2. Parallèlement, M. et Mme A... B... ont été informés par l'administration, au moyen de deux propositions de rectification qu'elle leur a adressées le 11 décembre 2014 et le 7 septembre 2015, de ce qu'elle les avait regardés comme les bénéficiaires, au titre des années 2011 à 2013, de revenus réputés distribués par la SARL Auto Shop. Après examen des observations formulées par M. et Mme B..., l'administration a décidé de ne maintenir que les rehaussements notifiés en ce qui concerne les années 2011 et 2012. Les suppléments d'impôt sur le revenu et de prélèvements sociaux en résultant ont été mis en recouvrement à hauteur d'une somme totale, en droits et pénalités, de 94 087 euros. Leur réclamation n'ayant fait l'objet d'aucune réponse expresse, M. et Mme B... ont porté le litige devant le tribunal administratif de Rouen, en lui demandant de prononcer la décharge, en droits, pénalités et intérêts de retard, des cotisations supplémentaires d'impôt sur le revenu et de prélèvements sociaux auxquelles ils ont ainsi été assujettis au titre des années 2011 et 2012.

3. Par un jugement du 3 décembre 2019, le tribunal administratif de Rouen, après avoir joint ces deux demandes et constaté qu'il n'y avait pas lieu de statuer, à concurrence des dégrèvements de 255 euros au titre de l'année 2011 et de 1 258 euros au titre de l'année 2012, prononcés, en matière de prélèvements sociaux, en cours d'instance, sur la demande de M. et Mme B..., a rejeté le surplus des conclusions de cette demande, ainsi que la demande présentée par la SARL Auto Shop. La SARL Auto Shop ainsi que M. et Mme B... relèvent appel de ce jugement.

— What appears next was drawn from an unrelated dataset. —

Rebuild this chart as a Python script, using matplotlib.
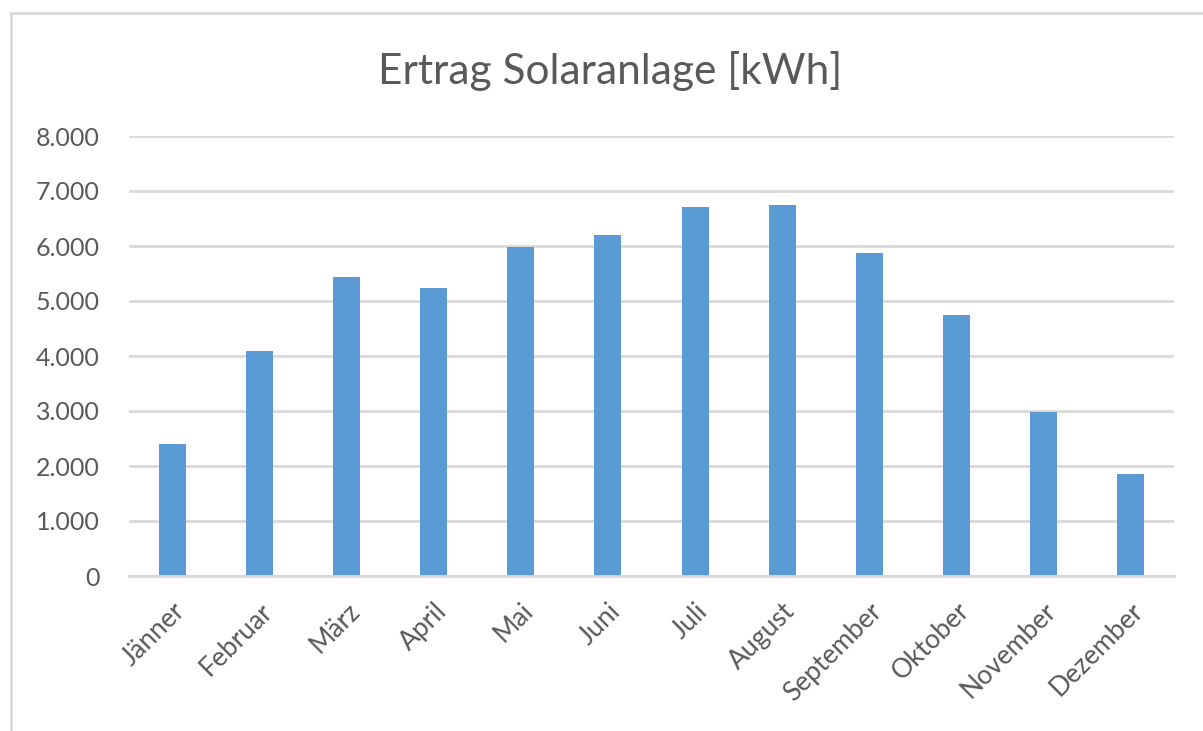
import matplotlib
matplotlib.use("Agg")
import matplotlib.pyplot as plt
from matplotlib.lines import Line2D
from matplotlib.ticker import FuncFormatter

months = ["Jänner", "Februar", "März", "April", "Mai", "Juni", "Juli",
          "August", "September", "Oktober", "November", "Dezember"]
ertrag = [2400, 4090, 5436, 5236, 5980, 6200, 6709, 6745, 5873, 4745, 2980, 1855]
yticks = [0, 1000, 2000, 3000, 4000, 5000, 6000, 7000, 8000]
title = "Ertrag Solaranlage [kWh]"

plt.rcParams['font.family'] = ['Lato', 'DejaVu Sans']
text_color = "#595959"
grid_color = "#D9D9D9"
bar_color = "#5B9BD5"

W, H = 1203, 731
fig = plt.figure(figsize=(W / 100, H / 100), dpi=100)
fig.patch.set_facecolor("white")

ax = fig.add_axes([129 / W, (H - 576) / H, (1174 - 129) / W, (576 - 136) / H])
x = list(range(len(months)))
ax.bar(x, ertrag, width=0.31, color=bar_color, zorder=3)
ax.set_xlim(-0.5, len(months) - 0.5)
ax.set_ylim(0, 8000)
ax.set_yticks(yticks)
ax.yaxis.set_major_formatter(FuncFormatter(lambda v, p: f"{int(v):,}".replace(",", ".")))
ax.grid(axis="y", color=grid_color, linewidth=2, zorder=0)
ax.set_axisbelow(True)
for s in ["top", "right", "left"]:
    ax.spines[s].set_visible(False)
ax.spines["bottom"].set_color(grid_color)
ax.spines["bottom"].set_linewidth(2)
ax.spines["bottom"].set_zorder(4)

ax.set_xticks(x)
ax.set_xticklabels(months, rotation=45, ha="right", rotation_mode="anchor",
                   fontsize=19, color=text_color)
ax.tick_params(axis="x", length=0, pad=16)
ax.tick_params(axis="y", length=0, pad=21, labelsize=18, labelcolor=text_color)

fig.text(610 / W, 1 - 71 / H, title, ha="center", va="center",
         fontsize=30.5, color=text_color)

# chart frame
fig.add_artist(Line2D([11 / W, 11 / W], [0, 1 - 13 / H], transform=fig.transFigure,
                      color=grid_color, linewidth=2))
fig.add_artist(Line2D([11 / W, 1], [1 - 13 / H, 1 - 13 / H], transform=fig.transFigure,
                      color=grid_color, linewidth=2))

fig.savefig("out.png", dpi=100)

Sur la régularité de la procédure d'imposition mise en œuvre à l'égard de la SARL Auto Shop :

En ce qui concerne la durée de la vérification de comptabilité :

4. En vertu du I de l'article L. 52 du livre des procédures fiscales, dans sa rédaction applicable au présent litige, la vérification sur place des livres ou documents comptables ne peut, sous peine de nullité de l'imposition, s'étendre sur une durée supérieure à trois mois, lorsqu'elle concerne, notamment, selon le 1° du I, les entreprises industrielles et commerciales dont le chiffre d'affaires ou le montant annuel des recettes brutes n'excède pas les limites prévues au I de l'article 302 septies A du code général des impôts, à savoir 777 000 euros, s'il s'agit d'entreprises dont le commerce principal est de vendre des marchandises, objets, fournitures et denrées à emporter ou à consommer sur place ou de fournir le logement, ou 234 000 euros, s'il s'agit d'autres entreprises. Toutefois, aux termes du II de l'article L. 52 du livre des procédures fiscales, dans sa rédaction applicable à l'espèce : " Par dérogation au I, l'expiration du délai de trois mois n'est pas opposable à l'administration : / (...) / 4° En cas de graves irrégularités privant de valeur probante la comptabilité. Dans ce cas, la vérification sur place ne peut s'étendre sur une durée supérieure à six mois. / (...) ".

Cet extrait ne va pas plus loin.